Despite sin and because of Christ’s redemptive work in our lives, through faith and by grace, we can all love God with everything that we are and everything that we have.
Follow the Example of Jesus
Ultimately, God sent his Son to demonstrate the life we should live to honor God. Christ sets the example to love his Father, to love himself, and to love others. The life of Jesus demonstrates many ways to love God.
Consider these practical ways:
o Intimacy: Jesus retreats regularly to be with God, intimately and alone (Mark 1:35, Matthew 6:6). What is your posture towards God? Do you come to him as you are, without filters and masks? He knows you, loves you, and wants intimacy with you (Psalm 139).
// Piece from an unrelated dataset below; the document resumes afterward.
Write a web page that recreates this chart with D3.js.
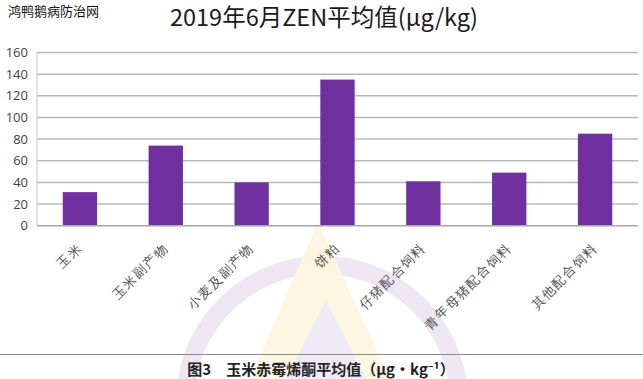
<!DOCTYPE html>
<html><head><meta charset="utf-8">
<script src="https://cdn.jsdelivr.net/npm/d3@7"></script>
<style>
html,body{margin:0;padding:0;background:#fff;}
svg{display:block;font-family:"Noto Sans CJK SC","Noto Sans",sans-serif;}
</style></head>
<body>
<svg id="c" width="643" height="379"></svg>
<script>
const categories = ["玉米","玉米副产物","小麦及副产物","饼粕","仔猪配合饲料","青年母猪配合饲料","其他配合饲料"];
const values = [31, 74, 40, 135, 41, 49, 85];
const yTicks = [0,20,40,60,80,100,120,140,160];
const chartTitle = "2019年6月ZEN平均值(μg/kg)";
const caption = "图3　玉米赤霉烯酮平均值（μg•kg⁻¹）";
const siteMark = "鸿鸭鹅病防治网";

const svg = d3.select("#c");
const W = 643, H = 379;
const m = {left:37, right:5, top:52.5, bottom:153.3};

// faint background watermark
const wm = svg.append("g");
wm.append("path")
  .attr("d", d3.arc()({innerRadius:128, outerRadius:146, startAngle:-Math.PI*0.62, endAngle:Math.PI*0.62}))
  .attr("transform","translate(322,402)")
  .attr("fill","#efe6f3");
wm.append("path").attr("d","M318,222 L250,379 L390,379 Z").attr("fill","#fdf7e1");
wm.append("path").attr("d","M326,300 L286,379 L366,379 Z").attr("fill","#f0e9f6");

const x = d3.scaleBand().domain(categories).range([m.left, W - m.right]).paddingInner(0.6).paddingOuter(0.3);
const y = d3.scaleLinear().domain([0,160]).range([H - m.bottom, m.top]);

// gridlines
svg.append("g").selectAll("line").data(yTicks.filter(d=>d>0)).join("line")
  .attr("x1", m.left).attr("x2", W - m.right)
  .attr("y1", d=>y(d)).attr("y2", d=>y(d))
  .attr("stroke","#b8b8b8").attr("stroke-width",1.5);

// left axis line
svg.append("line").attr("x1",m.left).attr("x2",m.left).attr("y1",y(160)).attr("y2",y(0))
  .attr("stroke","#c8c8c8").attr("stroke-width",1);

// y axis labels
const yAxis = d3.axisLeft(y).tickValues(yTicks).tickSize(0).tickPadding(9);
const ya = svg.append("g").attr("transform",`translate(${m.left},0)`).call(yAxis);
ya.select(".domain").remove();
ya.selectAll("text").attr("font-size",13).attr("fill","#404040")
  .attr("font-family","'Open Sans','Noto Sans',sans-serif");

// bars
svg.append("g").selectAll("rect").data(values).join("rect")
  .attr("x",(d,i)=>x(categories[i])).attr("width",x.bandwidth())
  .attr("y",d=>y(d)).attr("height",d=>y(0)-y(d))
  .attr("fill","#7030a0");

// bottom axis line
svg.append("line").attr("x1",m.left).attr("x2",W - m.right).attr("y1",y(0)).attr("y2",y(0))
  .attr("stroke","#a6a6a6").attr("stroke-width",1.5);

// x axis labels
const xAxis = d3.axisBottom(x).tickSize(0).tickPadding(0);
const xa = svg.append("g").attr("transform",`translate(0,${y(0)})`).call(xAxis);
xa.select(".domain").remove();
xa.selectAll("text")
  .attr("font-size",13).attr("fill","#505050").attr("letter-spacing","1.5px")
  .attr("text-anchor","end").attr("dy",0).attr("y",0)
  .attr("transform","translate(3,23) rotate(-45)");

// title
svg.append("text").attr("x",324).attr("y",26).attr("text-anchor","middle")
  .attr("font-size",23.5).attr("fill","#1a1a1a").text(chartTitle);

// site mark
svg.append("text").attr("x",8).attr("y",16).attr("font-size",13).attr("fill","#111").text(siteMark);

// separator and caption
svg.append("line").attr("x1",0).attr("x2",W).attr("y1",354.5).attr("y2",354.5)
  .attr("stroke","#8a8a8a").attr("stroke-width",1);
svg.append("text").attr("x",321).attr("y",375).attr("text-anchor","middle")
  .attr("font-size",15).attr("font-weight","bold").attr("fill","#222").text(caption);
</script>
</body></html>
o Time: Christ retreated from preaching to large crowds to spend time with God. He spent hours and nights praying to his Father (Luke 6:12, Matthew 14:23). In order to know our Creator, we must spend time with him.
o Worship: We have the opportunity to worship our Creator every minute of every day. In loving him with our heart, mind, soul, and might, we can steward every resource we have in all that we do to follow his commandments and love him to our fullest capacity.
o Service: Jesus lived a life for others. He lived selflessly and loved abundantly. He associated with the outcasts and sought out the unwanted. God calls us to love others as he does. We can glorify him by our service to others (Matthew 25:35-40).
To steward our relationship with God, we must understand the resources God has given us, his desires, and the ways he has created us to love.